In order to gain a better perspective into the types of compromises and service changes the American public is willing to accept from the United States Postal Service, the Office of the Inspector General commissioned a small focus group to see where the public stood on funding, delivery locations, delivery days, and the overall future of the postal service.
The focus group report, which the USPS commissioned InfoTrends to conduct, included the opinions from 101 individuals from 67 different zip codes in rural, suburban, and urban areas throughout the U.S. The focus group, according to the report, was needed to gain further insight into a similar survey conducted a year ago and looked into what a sample population of Americans want and need from the USPS.
One of the first trends to emerge from this sampling was that most of Americans believed that the USPS received tax dollars for its operations. “Upon learning it is funded by its own revenue, participants lowered their service level expectations,” according to the summary report.
The USPS is facing a financial hardship as of late and delivery of physical mail is deteriorating. In fact, the Postal Service has said that mail volume has fallen from 213.1 billion pieces in 2006 to 160 billion in 2013. In order to cut costs, the USPS has been proposing several new cost saving measures including eliminating door-to-door delivery and moving to a five-day delivery system.
According to the report, “most participants supported a reduction in the number of delivery days, although there was a lack of consensus on the number of delivery days needed or which days to eliminate.” Although, eliminating Saturday delivery of letter mail, according to the report, could potentially save the USPS $2 billion a year.
Regardless of which delivery days were to be eliminated, a vast majority of respondents said the six-day delivery was “a luxury that could be reduced if the Postal Service needs to cut costs to remain financially viable.”

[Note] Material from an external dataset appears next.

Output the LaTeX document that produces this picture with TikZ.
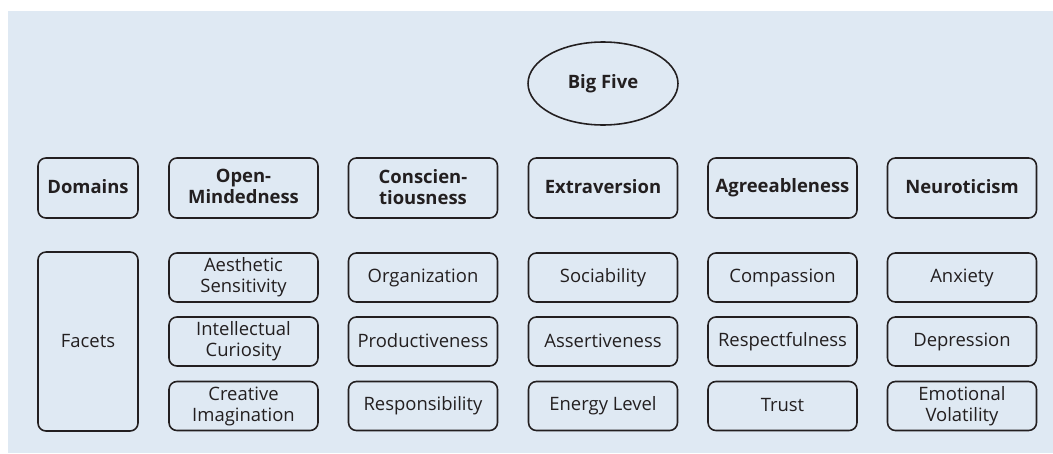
\documentclass[tikz,border=0pt]{standalone}
\usepackage{fontspec}
\setmainfont{Open Sans}
\usepackage{tikz}
\usetikzlibrary{shapes}
\definecolor{panel}{RGB}{223,233,243}
\definecolor{ink}{RGB}{35,31,32}
\newcommand{\boxstrut}{\rule[-1.5pt]{0pt}{9.5pt}}

\begin{document}
\begin{tikzpicture}[x=0.02cm,y=-0.02cm,
    box/.style={draw=ink,line width=0.9pt,rounded corners=4.5pt,align=center,
      text=ink,inner sep=0pt,font=\fontsize{10.5}{12}\selectfont,
      execute at begin node=\boxstrut,execute at end node=\boxstrut},
    domainbox/.style={box,minimum width=2.98cm,minimum height=1.2cm,
      font=\bfseries\fontsize{10.5}{12}\selectfont},
    facetbox/.style={box,minimum width=2.98cm,minimum height=0.98cm}]
  \useasboundingbox (0,0) rectangle (1053,453);
  \fill[panel] (8,11) rectangle (1053,453);

  % top
  \node[ellipse,draw=ink,line width=0.9pt,text=ink,minimum width=3cm,minimum height=1.66cm,
    font=\bfseries\fontsize{10.5}{12}\selectfont] (bigfive) at (603,83.5) {\boxstrut Big Five};

  % row labels
  \node[box,minimum width=2cm,minimum height=1.2cm,font=\bfseries\fontsize{10.5}{12}\selectfont]
    (domains) at (88,188) {Domains};
  \node[box,minimum width=2cm,minimum height=3.58cm] (facets) at (88,341.5) {Facets};

  % domains
  \node[domainbox] (open)  at (243.5,188) {Open-\\Mindedness};
  \node[domainbox] (consc) at (423,188)   {Conscien-\\tiousness};
  \node[domainbox] (extra) at (603,188)   {Extraversion};
  \node[domainbox] (agree) at (782.5,188) {Agreeableness};
  \node[domainbox] (neuro) at (962,188)   {Neuroticism};

  % facets per domain
  \node[facetbox] (open1) at (243.5,277.5) {Aesthetic\\Sensitivity};
  \node[facetbox] (open2) at (243.5,341.5) {Intellectual\\Curiosity};
  \node[facetbox] (open3) at (243.5,406)   {Creative\\Imagination};

  \node[facetbox] (consc1) at (423,277.5) {Organization};
  \node[facetbox] (consc2) at (423,341.5) {Productiveness};
  \node[facetbox] (consc3) at (423,406)   {Responsibility};

  \node[facetbox] (extra1) at (603,277.5) {Sociability};
  \node[facetbox] (extra2) at (603,341.5) {Assertiveness};
  \node[facetbox] (extra3) at (603,406)   {Energy Level};

  \node[facetbox] (agree1) at (782.5,277.5) {Compassion};
  \node[facetbox] (agree2) at (782.5,341.5) {Respectfulness};
  \node[facetbox] (agree3) at (782.5,406)   {Trust};

  \node[facetbox] (neuro1) at (962,277.5) {Anxiety};
  \node[facetbox] (neuro2) at (962,341.5) {Depression};
  \node[facetbox] (neuro3) at (962,406)   {Emotional\\Volatility};
\end{tikzpicture}
\end{document}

Canada Post announced on Feb. 20 that 11 communities across the country would start receiving their mail through community mailboxes beginning this fall. This move is the first part of a five-year national initiative that could potentially save Canada Post $400 to $500 million a year.
A proposal to end door-to-door delivery service in the U.S. was approved by the House Oversight and Government Reform Committee in a 22-17 vote in June 2013 and is still being debated in Washington.
The report found that moving the delivery location of mail “was a polarizing topic” since security of mail played a major role in those who lived in more rural areas of the country. Suburban residents said they preferred the convenience of door-to-door delivery, while other Americans viewed these community mailboxes, also known as cluster boxes, appealing since it could potentially avoid mail theft.
All concerns aside, the report found that “in the context of financial challenges that the Postal Service is facing and the need to cut back on components of the service, moving from a driveway or doorstep delivery to a cluster box was something that most participants would support.”
However, for those respondents who were adamant about continuing door-to-door delivery, they would be willing to continue the service by paying a subscription fee. For those willing to pay an annual fee, the potential price ranged from $10 to $100 per year.
In the conclusion of the focus group, respondents were asked what their reaction would be to “an extreme scenario” – if the postal service no longer existed within five years. According to the report, “this statement alone was met with uncomfortable reactions in many of the groups.”
According to the report, all but two of those surveyed said they would be negatively affected if the postal service ceased to exist. Ninety-nine participants cited “moderate to significant impact,” with only a few citing minimal impact “since they already conduct all communications online.”
If this scenario ever played out, according to the report, some participants said they believed that private companies would step in to offer the same or similar services, but at a higher price.
Overall, according to the research, “People seemed to sense that the Postal Service disappearing would be a bad thing, but they had trouble articulating more specifically how this would affect them personally.”
“There was a consensus that the Postal Service must carry on; however, the comments rarely provided for a concrete understanding of the specific ramifications to individuals’ lives if it did not,” according to the report.
According to the conclusion of the report, “Over the course of ten, two-hour, in-person discussions with 101 Americans across the country, we witnessed a shift in the mindset from a demand for services to remain the same to a willingness to adapt and compromise to preserve the Postal Service for the future.”